WHAT YOU WILL DO:
Give again, verbatim, the lines between the line that contains "Emit a component" and the line that contains "Chart.register(...registerables);", counting both ends. Pictures are excluded from the copy.

DATA SUPPLIED:
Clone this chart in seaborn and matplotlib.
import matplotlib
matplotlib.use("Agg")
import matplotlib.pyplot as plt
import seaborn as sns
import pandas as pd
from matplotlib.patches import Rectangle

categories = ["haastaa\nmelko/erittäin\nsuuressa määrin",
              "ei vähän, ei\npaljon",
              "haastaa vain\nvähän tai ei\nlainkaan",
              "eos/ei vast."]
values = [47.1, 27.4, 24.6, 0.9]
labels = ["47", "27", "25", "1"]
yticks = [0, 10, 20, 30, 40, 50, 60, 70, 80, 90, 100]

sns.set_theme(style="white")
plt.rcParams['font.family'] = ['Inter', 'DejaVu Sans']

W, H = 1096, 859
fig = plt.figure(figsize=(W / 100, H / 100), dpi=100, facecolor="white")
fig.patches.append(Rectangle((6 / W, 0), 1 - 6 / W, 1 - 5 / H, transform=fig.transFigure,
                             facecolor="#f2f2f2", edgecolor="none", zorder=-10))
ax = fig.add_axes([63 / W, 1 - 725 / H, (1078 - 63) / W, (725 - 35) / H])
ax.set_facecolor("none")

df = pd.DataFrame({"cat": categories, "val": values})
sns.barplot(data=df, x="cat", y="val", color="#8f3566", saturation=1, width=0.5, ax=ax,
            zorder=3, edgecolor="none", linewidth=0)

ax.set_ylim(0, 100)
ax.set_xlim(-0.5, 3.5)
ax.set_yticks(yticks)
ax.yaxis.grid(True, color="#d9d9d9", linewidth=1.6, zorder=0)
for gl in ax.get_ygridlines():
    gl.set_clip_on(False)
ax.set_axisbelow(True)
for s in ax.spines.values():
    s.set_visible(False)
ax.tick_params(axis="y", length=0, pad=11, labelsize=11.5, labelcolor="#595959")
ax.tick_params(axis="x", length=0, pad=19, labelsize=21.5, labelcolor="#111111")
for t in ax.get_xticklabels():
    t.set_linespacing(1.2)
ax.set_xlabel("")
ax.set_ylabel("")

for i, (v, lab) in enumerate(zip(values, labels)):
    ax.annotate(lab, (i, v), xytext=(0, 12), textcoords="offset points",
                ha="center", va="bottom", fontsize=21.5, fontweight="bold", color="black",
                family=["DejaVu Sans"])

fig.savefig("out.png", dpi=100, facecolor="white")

==

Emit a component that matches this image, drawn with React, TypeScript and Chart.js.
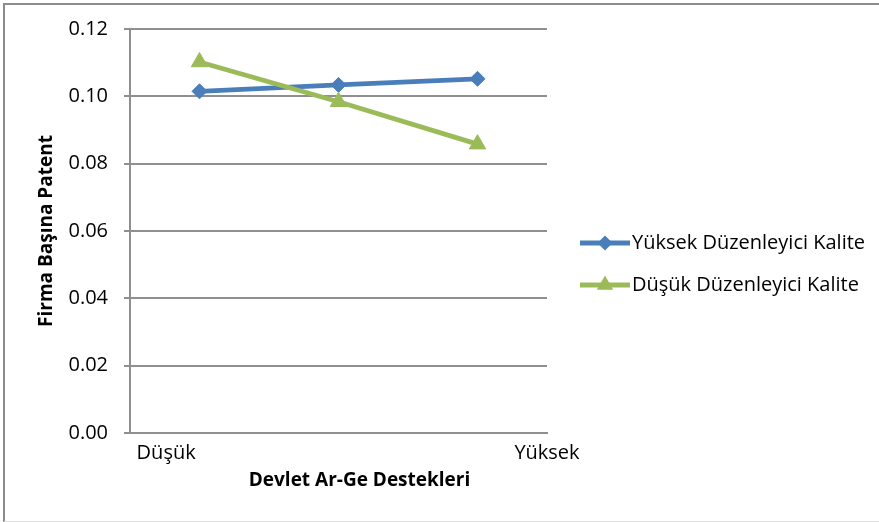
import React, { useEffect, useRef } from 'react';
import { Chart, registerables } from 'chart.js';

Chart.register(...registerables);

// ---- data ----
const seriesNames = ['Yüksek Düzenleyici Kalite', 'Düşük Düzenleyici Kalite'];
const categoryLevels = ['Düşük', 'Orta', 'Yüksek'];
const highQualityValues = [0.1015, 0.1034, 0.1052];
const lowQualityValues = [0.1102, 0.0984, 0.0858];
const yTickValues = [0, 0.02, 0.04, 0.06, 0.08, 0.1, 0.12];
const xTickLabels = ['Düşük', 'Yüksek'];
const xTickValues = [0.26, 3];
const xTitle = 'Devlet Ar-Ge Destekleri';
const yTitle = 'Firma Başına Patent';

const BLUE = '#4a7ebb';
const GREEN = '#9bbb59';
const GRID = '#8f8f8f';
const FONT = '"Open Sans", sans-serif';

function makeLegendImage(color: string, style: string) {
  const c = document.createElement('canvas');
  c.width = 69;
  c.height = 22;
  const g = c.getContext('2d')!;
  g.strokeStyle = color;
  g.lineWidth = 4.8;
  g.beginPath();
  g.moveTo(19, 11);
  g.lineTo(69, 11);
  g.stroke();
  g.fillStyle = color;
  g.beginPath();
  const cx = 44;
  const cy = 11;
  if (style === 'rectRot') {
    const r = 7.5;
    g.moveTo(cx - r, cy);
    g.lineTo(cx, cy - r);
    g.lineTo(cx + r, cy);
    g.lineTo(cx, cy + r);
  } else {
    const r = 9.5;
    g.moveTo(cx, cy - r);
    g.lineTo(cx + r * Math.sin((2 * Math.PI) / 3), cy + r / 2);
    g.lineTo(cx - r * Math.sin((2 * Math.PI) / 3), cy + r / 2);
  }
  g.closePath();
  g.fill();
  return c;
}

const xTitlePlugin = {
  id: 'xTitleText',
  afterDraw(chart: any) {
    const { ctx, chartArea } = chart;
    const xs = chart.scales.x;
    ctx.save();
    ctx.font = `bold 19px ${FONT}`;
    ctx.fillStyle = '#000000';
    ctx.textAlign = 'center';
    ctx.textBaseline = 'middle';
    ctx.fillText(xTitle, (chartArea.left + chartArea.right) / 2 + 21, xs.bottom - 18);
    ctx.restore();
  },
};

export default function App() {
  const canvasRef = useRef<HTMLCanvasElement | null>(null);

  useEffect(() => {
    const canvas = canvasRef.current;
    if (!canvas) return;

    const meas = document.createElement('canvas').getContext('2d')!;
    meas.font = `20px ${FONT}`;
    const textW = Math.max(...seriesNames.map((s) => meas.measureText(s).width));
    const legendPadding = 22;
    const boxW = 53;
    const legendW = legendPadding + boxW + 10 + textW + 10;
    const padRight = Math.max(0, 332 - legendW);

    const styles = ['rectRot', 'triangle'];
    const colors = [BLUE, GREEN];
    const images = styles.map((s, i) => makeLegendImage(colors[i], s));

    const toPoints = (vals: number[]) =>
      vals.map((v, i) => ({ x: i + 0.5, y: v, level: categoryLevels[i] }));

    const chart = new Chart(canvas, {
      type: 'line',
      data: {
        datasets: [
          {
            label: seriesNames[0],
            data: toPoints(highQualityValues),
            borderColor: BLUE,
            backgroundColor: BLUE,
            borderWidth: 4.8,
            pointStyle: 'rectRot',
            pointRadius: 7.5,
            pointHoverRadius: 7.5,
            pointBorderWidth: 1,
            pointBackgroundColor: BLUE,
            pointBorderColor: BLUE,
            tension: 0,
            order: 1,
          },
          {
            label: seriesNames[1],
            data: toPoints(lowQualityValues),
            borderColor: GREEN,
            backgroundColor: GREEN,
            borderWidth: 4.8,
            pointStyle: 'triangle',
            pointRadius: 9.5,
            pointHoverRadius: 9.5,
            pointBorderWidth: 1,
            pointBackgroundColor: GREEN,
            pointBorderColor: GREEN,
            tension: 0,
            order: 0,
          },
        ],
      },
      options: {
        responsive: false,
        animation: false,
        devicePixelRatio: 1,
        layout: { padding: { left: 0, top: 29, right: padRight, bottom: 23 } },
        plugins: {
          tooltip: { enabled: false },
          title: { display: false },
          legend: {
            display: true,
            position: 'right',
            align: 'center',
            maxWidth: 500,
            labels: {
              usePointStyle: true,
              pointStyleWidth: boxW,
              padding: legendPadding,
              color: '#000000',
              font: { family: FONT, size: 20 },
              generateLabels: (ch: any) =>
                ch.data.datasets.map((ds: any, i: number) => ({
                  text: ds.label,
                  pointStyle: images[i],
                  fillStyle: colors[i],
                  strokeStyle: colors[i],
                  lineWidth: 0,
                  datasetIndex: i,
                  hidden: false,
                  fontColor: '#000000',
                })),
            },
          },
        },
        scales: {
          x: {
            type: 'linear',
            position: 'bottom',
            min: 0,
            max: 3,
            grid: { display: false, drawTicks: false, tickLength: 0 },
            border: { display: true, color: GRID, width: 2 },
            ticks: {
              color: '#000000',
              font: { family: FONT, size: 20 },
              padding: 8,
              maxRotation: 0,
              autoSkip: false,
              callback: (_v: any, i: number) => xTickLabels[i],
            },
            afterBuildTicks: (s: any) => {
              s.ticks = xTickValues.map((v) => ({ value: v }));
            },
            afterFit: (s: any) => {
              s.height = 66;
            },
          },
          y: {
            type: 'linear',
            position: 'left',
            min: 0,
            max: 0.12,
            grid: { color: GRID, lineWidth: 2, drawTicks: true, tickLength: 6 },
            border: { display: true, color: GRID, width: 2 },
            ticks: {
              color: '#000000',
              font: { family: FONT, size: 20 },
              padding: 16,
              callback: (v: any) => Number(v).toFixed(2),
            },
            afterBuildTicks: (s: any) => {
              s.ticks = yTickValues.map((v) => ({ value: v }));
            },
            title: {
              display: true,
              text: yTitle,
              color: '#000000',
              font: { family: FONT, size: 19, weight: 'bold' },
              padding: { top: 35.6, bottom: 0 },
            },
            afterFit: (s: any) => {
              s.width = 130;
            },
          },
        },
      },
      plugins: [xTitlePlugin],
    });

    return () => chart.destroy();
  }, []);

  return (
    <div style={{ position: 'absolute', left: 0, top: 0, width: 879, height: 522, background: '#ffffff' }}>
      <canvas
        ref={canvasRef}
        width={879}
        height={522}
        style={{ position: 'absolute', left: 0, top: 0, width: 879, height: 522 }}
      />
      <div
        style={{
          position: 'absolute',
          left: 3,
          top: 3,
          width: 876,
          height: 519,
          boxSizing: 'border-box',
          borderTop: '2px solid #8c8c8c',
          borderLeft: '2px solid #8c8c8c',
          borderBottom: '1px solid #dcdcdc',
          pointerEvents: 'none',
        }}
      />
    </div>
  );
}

...

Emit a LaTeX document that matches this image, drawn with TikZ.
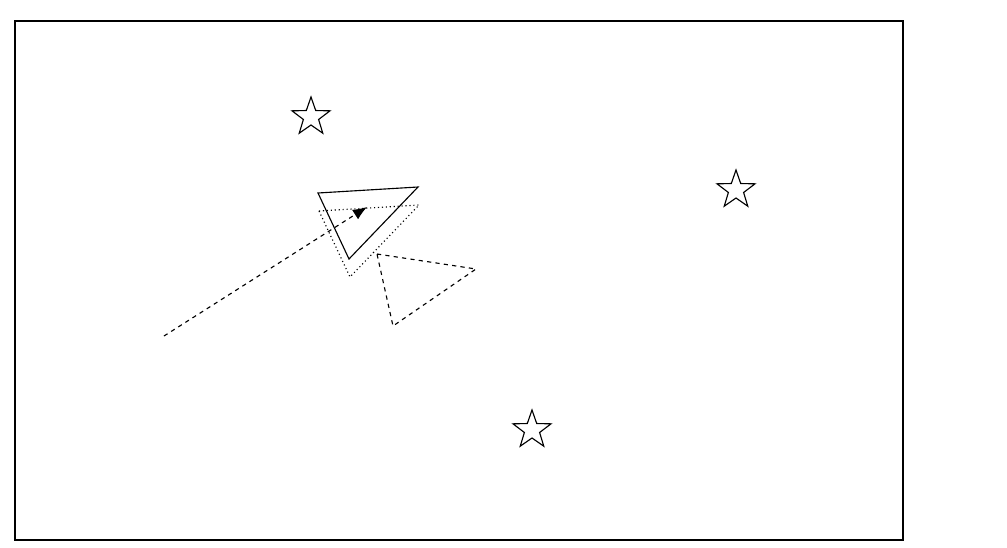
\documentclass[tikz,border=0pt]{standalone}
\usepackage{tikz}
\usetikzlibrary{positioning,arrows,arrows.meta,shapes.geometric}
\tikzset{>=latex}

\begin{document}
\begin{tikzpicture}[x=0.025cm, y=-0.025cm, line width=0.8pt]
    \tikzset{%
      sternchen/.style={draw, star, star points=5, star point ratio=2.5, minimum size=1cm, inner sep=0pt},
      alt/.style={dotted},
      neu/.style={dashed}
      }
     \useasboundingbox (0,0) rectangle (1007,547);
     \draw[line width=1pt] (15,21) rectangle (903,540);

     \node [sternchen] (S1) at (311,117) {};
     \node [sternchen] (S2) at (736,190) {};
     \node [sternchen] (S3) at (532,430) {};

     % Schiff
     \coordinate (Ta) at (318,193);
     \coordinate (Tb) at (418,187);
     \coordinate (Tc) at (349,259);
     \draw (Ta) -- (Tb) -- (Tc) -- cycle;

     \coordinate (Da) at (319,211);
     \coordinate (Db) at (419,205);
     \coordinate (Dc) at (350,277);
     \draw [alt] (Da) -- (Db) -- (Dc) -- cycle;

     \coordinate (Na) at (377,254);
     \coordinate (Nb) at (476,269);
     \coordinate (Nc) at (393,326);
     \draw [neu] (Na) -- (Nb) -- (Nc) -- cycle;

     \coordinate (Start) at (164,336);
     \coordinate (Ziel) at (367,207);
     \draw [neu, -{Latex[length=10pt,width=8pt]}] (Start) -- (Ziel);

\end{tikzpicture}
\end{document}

ANSWER TO THE PROBLEM:
Emit a component that matches this image, drawn with React, TypeScript and Chart.js.
import React, { useEffect, useRef } from 'react';
import { Chart, registerables } from 'chart.js';

Chart.register(...registerables);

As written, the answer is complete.